--- START OF Recorded information ---

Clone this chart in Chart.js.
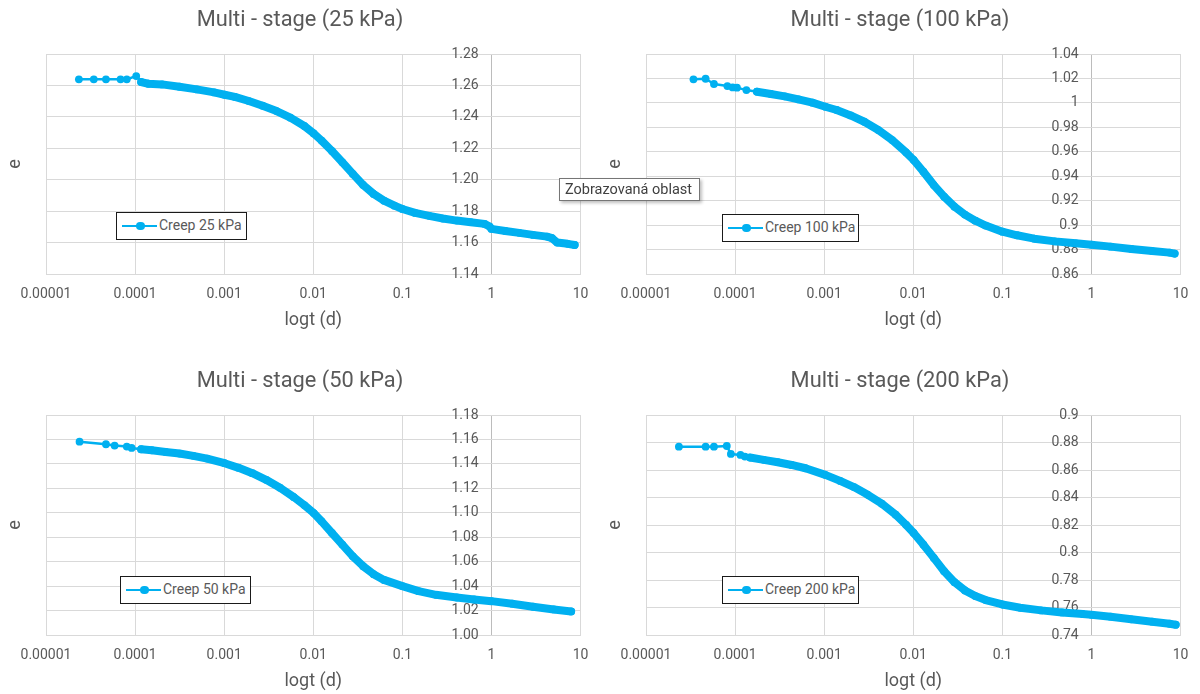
<!DOCTYPE html>
<html>
<head>
<meta charset="utf-8">
<script src="https://cdn.jsdelivr.net/npm/chart.js@4.4.1/dist/chart.umd.min.js"></script>
<style>
  html, body { margin: 0; padding: 0; background: #fff; overflow: hidden; }
  body { width: 1200px; height: 694px; position: relative; font-family: Roboto, sans-serif; }
  .box { position: absolute; width: 600px; height: 345px; }
  .legend { position: absolute; box-sizing: border-box; border: 1.5px solid #1a1a1a; background: #fff;
            height: 28px; font-size: 14px; color: #595959; }
  .legend .ln { position: absolute; left: 5px; top: 11.5px; width: 35px; height: 2.5px; background: #00B0F0; }
  .legend .dot { position: absolute; left: 19px; top: 8.5px; width: 8.5px; height: 8.5px; border-radius: 50%; background: #00B0F0; }
  .legend .txt { position: absolute; left: 42px; top: 4px; white-space: nowrap; }
  .tip { position: absolute; left: 559px; top: 178px; width: 141px; height: 23px; box-sizing: border-box;
         border: 1px solid #767676; background: #fff; box-shadow: 2px 2px 3px rgba(0,0,0,0.25);
         font-size: 14.5px; color: #404040; padding: 2px 0 0 5px; white-space: nowrap; }
</style>
</head>
<body>
<div class="box" style="left:0;top:0"><canvas id="c25"></canvas></div>
<div class="box" style="left:600px;top:0"><canvas id="c100"></canvas></div>
<div class="box" style="left:0;top:361px"><canvas id="c50"></canvas></div>
<div class="box" style="left:600px;top:361px"><canvas id="c200"></canvas></div>

<div class="legend" style="left:116px;top:212px;width:131px"><div class="ln"></div><div class="dot"></div><div class="txt">Creep 25 kPa</div></div>
<div class="legend" style="left:722px;top:214px;width:137px"><div class="ln"></div><div class="dot"></div><div class="txt">Creep 100 kPa</div></div>
<div class="legend" style="left:120px;top:576px;width:131px"><div class="ln"></div><div class="dot"></div><div class="txt">Creep 50 kPa</div></div>
<div class="legend" style="left:722px;top:576px;width:137px"><div class="ln"></div><div class="dot"></div><div class="txt">Creep 200 kPa</div></div>

<div class="tip">Zobrazovaná oblast</div>

<script>
// shared x axis (log t, days)
var xTickLabels = ['0.00001', '0.0001', '0.001', '0.01', '0.1', '1', '10'];

// 25 kPa
var t25 = [2.34e-5, 3.44e-5, 4.71e-5, 6.87e-5, 8.07e-5, 1.03e-4, 1.17e-4, 1.41e-4, 2.01e-4, 3.15e-4,
  4.93e-4, 7.71e-4, 1.01e-3, 1.32e-3, 1.89e-3, 2.70e-3, 3.87e-3, 5.53e-3, 7.93e-3, 1.01e-2,
  1.24e-2, 1.62e-2, 2.12e-2, 2.78e-2, 3.63e-2, 4.75e-2, 6.22e-2, 8.15e-2, 0.1, 0.139,
  0.2, 0.285, 0.408, 0.585, 0.836, 0.955, 1.0, 1.43, 2.05, 2.93, 4.20, 4.79, 5.48, 7.18, 8.59];
var e25 = [1.2639, 1.2639, 1.2639, 1.2639, 1.2639, 1.2660, 1.2622, 1.2611, 1.2607, 1.2592,
  1.2575, 1.2556, 1.2541, 1.2527, 1.2501, 1.2471, 1.2437, 1.2395, 1.2342, 1.2295,
  1.2249, 1.2183, 1.2111, 1.2037, 1.1967, 1.1910, 1.1867, 1.1835, 1.1814, 1.1789,
  1.1770, 1.1753, 1.1740, 1.1730, 1.1719, 1.1702, 1.1687, 1.1674, 1.1662, 1.1649, 1.1638, 1.1628, 1.1600, 1.1592, 1.1585];
var yTicks25 = ['1.14', '1.16', '1.18', '1.20', '1.22', '1.24', '1.26', '1.28'];

// 100 kPa
var t100 = [3.41e-5, 4.67e-5, 5.79e-5, 8.20e-5, 9.40e-5, 1.05e-4, 1.34e-4, 1.76e-4, 2.52e-4, 3.60e-4,
  5.15e-4, 7.38e-4, 1.03e-3, 1.38e-3, 1.98e-3, 2.82e-3, 4.05e-3, 5.79e-3, 8.28e-3, 1.01e-2,
  1.30e-2, 1.70e-2, 2.22e-2, 2.90e-2, 3.80e-2, 4.97e-2, 6.50e-2, 0.1, 0.146, 0.228,
  0.390, 0.668, 1.0, 1.64, 2.80, 4.80, 7.52, 8.59];
var e100 = [1.0193, 1.0198, 1.0155, 1.0138, 1.0127, 1.0125, 1.0105, 1.0092, 1.0073, 1.0054,
  1.0029, 1.0002, 0.9969, 0.9942, 0.9898, 0.9846, 0.9778, 0.9696, 0.9596, 0.9533,
  0.9437, 0.9328, 0.9233, 0.9151, 0.9086, 0.9036, 0.8996, 0.8946, 0.8917, 0.8889,
  0.8867, 0.8851, 0.8840, 0.8824, 0.8805, 0.8788, 0.8775, 0.8767];
var yTicks100 = ['0.86', '0.88', '0.9', '0.92', '0.94', '0.96', '0.98', '1', '1.02', '1.04'];

// 50 kPa
var t50 = [2.38e-5, 4.71e-5, 5.89e-5, 8.07e-5, 9.14e-5, 1.17e-4, 1.54e-4, 2.20e-4, 3.15e-4, 4.51e-4,
  6.44e-4, 1.01e-3, 1.45e-3, 2.07e-3, 2.96e-3, 4.23e-3, 6.05e-3, 7.93e-3, 1.01e-2, 1.24e-2,
  1.62e-2, 2.12e-2, 2.78e-2, 3.63e-2, 4.75e-2, 6.22e-2, 0.1, 0.152, 0.238, 0.408,
  0.638, 1.0, 1.71, 2.93, 5.01, 7.85];
var e50 = [1.1582, 1.1561, 1.1550, 1.1542, 1.1531, 1.1520, 1.1512, 1.1498, 1.1485, 1.1466,
  1.1444, 1.1406, 1.1368, 1.1324, 1.1270, 1.1205, 1.1128, 1.1063, 1.0998, 1.0930,
  1.0835, 1.0740, 1.0644, 1.0563, 1.0498, 1.0451, 1.0400, 1.0359, 1.0329, 1.0307,
  1.0291, 1.0277, 1.0256, 1.0231, 1.0209, 1.0193];
var yTicks50 = ['1.00', '1.02', '1.04', '1.06', '1.08', '1.10', '1.12', '1.14', '1.16', '1.18'];

// 200 kPa
var t200 = [2.34e-5, 4.67e-5, 5.79e-5, 8.07e-5, 8.97e-5, 1.15e-4, 1.29e-4, 1.47e-4, 2.10e-4, 3.01e-4,
  4.31e-4, 6.17e-4, 1.03e-3, 1.51e-3, 2.16e-3, 3.09e-3, 4.43e-3, 6.34e-3, 8.28e-3, 1.01e-2,
  1.30e-2, 1.70e-2, 2.22e-2, 2.90e-2, 3.80e-2, 4.97e-2, 6.50e-2, 0.1, 0.159, 0.273,
  0.467, 0.800, 1.0, 1.64, 2.80, 4.80, 7.52, 8.83];
var e200 = [0.8770, 0.8770, 0.8770, 0.8775, 0.8717, 0.8710, 0.8698, 0.8691, 0.8674, 0.8657,
  0.8637, 0.8613, 0.8565, 0.8521, 0.8476, 0.8420, 0.8355, 0.8275, 0.8202, 0.8142,
  0.8057, 0.7961, 0.7864, 0.7784, 0.7724, 0.7683, 0.7654, 0.7622, 0.7598, 0.7579,
  0.7564, 0.7552, 0.7547, 0.7533, 0.7514, 0.7497, 0.7482, 0.7475];
var yTicks200 = ['0.74', '0.76', '0.78', '0.8', '0.82', '0.84', '0.86', '0.88', '0.9'];

var BLUE = '#00B0F0';
var GREY = '#595959';
var FONT = 'Roboto, sans-serif';

function makeChart(id, title, label, t, e, yTicks, bandFrom) {
  var pts = t.map(function(v, i) { return { x: v, y: e[i] }; });
  return new Chart(document.getElementById(id), {
    type: 'line',
    data: {
      datasets: [{
        label: label,
        data: pts,
        borderColor: BLUE,
        backgroundColor: BLUE,
        borderWidth: 2.5,
        pointRadius: 3.9,
        pointBorderWidth: 0,
        pointBackgroundColor: BLUE,
        borderJoinStyle: 'round',
        borderCapStyle: 'round',
        // dense logger readings merge into a solid band
        segment: {
          borderWidth: function(ctx) { return ctx.p0.parsed.x >= bandFrom ? 8 : 2.5; }
        }
      }]
    },
    options: {
      responsive: false,
      animation: false,
      events: [],
      layout: { padding: 0 },
      plugins: {
        legend: { display: false },
        tooltip: { enabled: false },
        title: {
          display: true, text: title, color: GREY,
          font: { family: FONT, size: 21.8, weight: 'normal' },
          padding: { top: 7.6, bottom: 20.3 }
        }
      },
      scales: {
        x: {
          type: 'logarithmic', min: 1e-5, max: 10,
          afterBuildTicks: function(s) { s.ticks = xTickLabels.map(function(v) { return { value: Number(v) }; }); },
          ticks: {
            callback: function(v, i) { return xTickLabels[i]; },
            color: GREY, font: { family: FONT, size: 14 }, padding: 11.6, autoSkip: false, maxRotation: 0
          },
          grid: {
            color: function(ctx) { return ctx.tick && ctx.tick.value === 1 ? '#bcbcbc' : '#d9d9d9'; },
            drawTicks: false
          },
          border: { color: '#d9d9d9' },
          title: { display: true, text: 'logt (d)', color: GREY, font: { family: FONT, size: 18 }, padding: { top: -4.8, bottom: 14.2 } }
        },
        y: {
          type: 'linear',
          // value axis crosses at t = 1; labels sit just left of it
          position: { x: 0.72 },
          min: Number(yTicks[0]), max: Number(yTicks[yTicks.length - 1]),
          afterBuildTicks: function(s) { s.ticks = yTicks.map(function(v) { return { value: Number(v) }; }); },
          ticks: {
            callback: function(v, i) { return yTicks[i]; },
            color: GREY, font: { family: FONT, size: 14 }
          },
          grid: { color: '#d9d9d9', drawTicks: false },
          border: { display: false }
        },
        // left-hand axis only carries the "e" title
        yTitle: {
          type: 'linear', axis: 'y', position: 'left',
          ticks: { display: false },
          grid: { display: false, drawTicks: false },
          border: { display: false },
          title: { display: true, text: 'e', color: GREY, font: { family: FONT, size: 18 }, padding: { top: 4.2, bottom: 20.2 } }
        },
        // empty right margin so the chart title stays centred on the whole box
        yRight: {
          type: 'linear', axis: 'y', position: 'right',
          ticks: { display: false },
          grid: { display: false, drawTicks: false },
          border: { display: false },
          title: { display: true, text: '', font: { size: 10 }, padding: { top: 0, bottom: 6.5 } }
        }
      }
    }
  });
}

var boxW = 600, boxH = 345;
['c25', 'c100', 'c50', 'c200'].forEach(function(id) {
  var c = document.getElementById(id);
  c.width = boxW; c.height = boxH;
  c.style.width = boxW + 'px'; c.style.height = boxH + 'px';
});

makeChart('c25', 'Multi - stage (25 kPa)', 'Creep 25 kPa', t25, e25, yTicks25, 1.17e-4);
makeChart('c100', 'Multi - stage (100 kPa)', 'Creep 100 kPa', t100, e100, yTicks100, 1.76e-4);
makeChart('c50', 'Multi - stage (50 kPa)', 'Creep 50 kPa', t50, e50, yTicks50, 1.17e-4);
makeChart('c200', 'Multi - stage (200 kPa)', 'Creep 200 kPa', t200, e200, yTicks200, 1.47e-4);
</script>
</body>
</html>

--- END OF Recorded information ---

Make an exact copy of the lines from the top of the material through the line with "['0.00001', '0.0001', '0.001', '0.01', '0.1', '1', '10'];", pictures excluded.

Exercise output ->
Clone this chart in Chart.js.
<!DOCTYPE html>
<html>
<head>
<meta charset="utf-8">
<script src="https://cdn.jsdelivr.net/npm/chart.js@4.4.1/dist/chart.umd.min.js"></script>
<style>
  html, body { margin: 0; padding: 0; background: #fff; overflow: hidden; }
  body { width: 1200px; height: 694px; position: relative; font-family: Roboto, sans-serif; }
  .box { position: absolute; width: 600px; height: 345px; }
  .legend { position: absolute; box-sizing: border-box; border: 1.5px solid #1a1a1a; background: #fff;
            height: 28px; font-size: 14px; color: #595959; }
  .legend .ln { position: absolute; left: 5px; top: 11.5px; width: 35px; height: 2.5px; background: #00B0F0; }
  .legend .dot { position: absolute; left: 19px; top: 8.5px; width: 8.5px; height: 8.5px; border-radius: 50%; background: #00B0F0; }
  .legend .txt { position: absolute; left: 42px; top: 4px; white-space: nowrap; }
  .tip { position: absolute; left: 559px; top: 178px; width: 141px; height: 23px; box-sizing: border-box;
         border: 1px solid #767676; background: #fff; box-shadow: 2px 2px 3px rgba(0,0,0,0.25);
         font-size: 14.5px; color: #404040; padding: 2px 0 0 5px; white-space: nowrap; }
</style>
</head>
<body>
<div class="box" style="left:0;top:0"><canvas id="c25"></canvas></div>
<div class="box" style="left:600px;top:0"><canvas id="c100"></canvas></div>
<div class="box" style="left:0;top:361px"><canvas id="c50"></canvas></div>
<div class="box" style="left:600px;top:361px"><canvas id="c200"></canvas></div>

<div class="legend" style="left:116px;top:212px;width:131px"><div class="ln"></div><div class="dot"></div><div class="txt">Creep 25 kPa</div></div>
<div class="legend" style="left:722px;top:214px;width:137px"><div class="ln"></div><div class="dot"></div><div class="txt">Creep 100 kPa</div></div>
<div class="legend" style="left:120px;top:576px;width:131px"><div class="ln"></div><div class="dot"></div><div class="txt">Creep 50 kPa</div></div>
<div class="legend" style="left:722px;top:576px;width:137px"><div class="ln"></div><div class="dot"></div><div class="txt">Creep 200 kPa</div></div>

<div class="tip">Zobrazovaná oblast</div>

<script>
// shared x axis (log t, days)
var xTickLabels = ['0.00001', '0.0001', '0.001', '0.01', '0.1', '1', '10'];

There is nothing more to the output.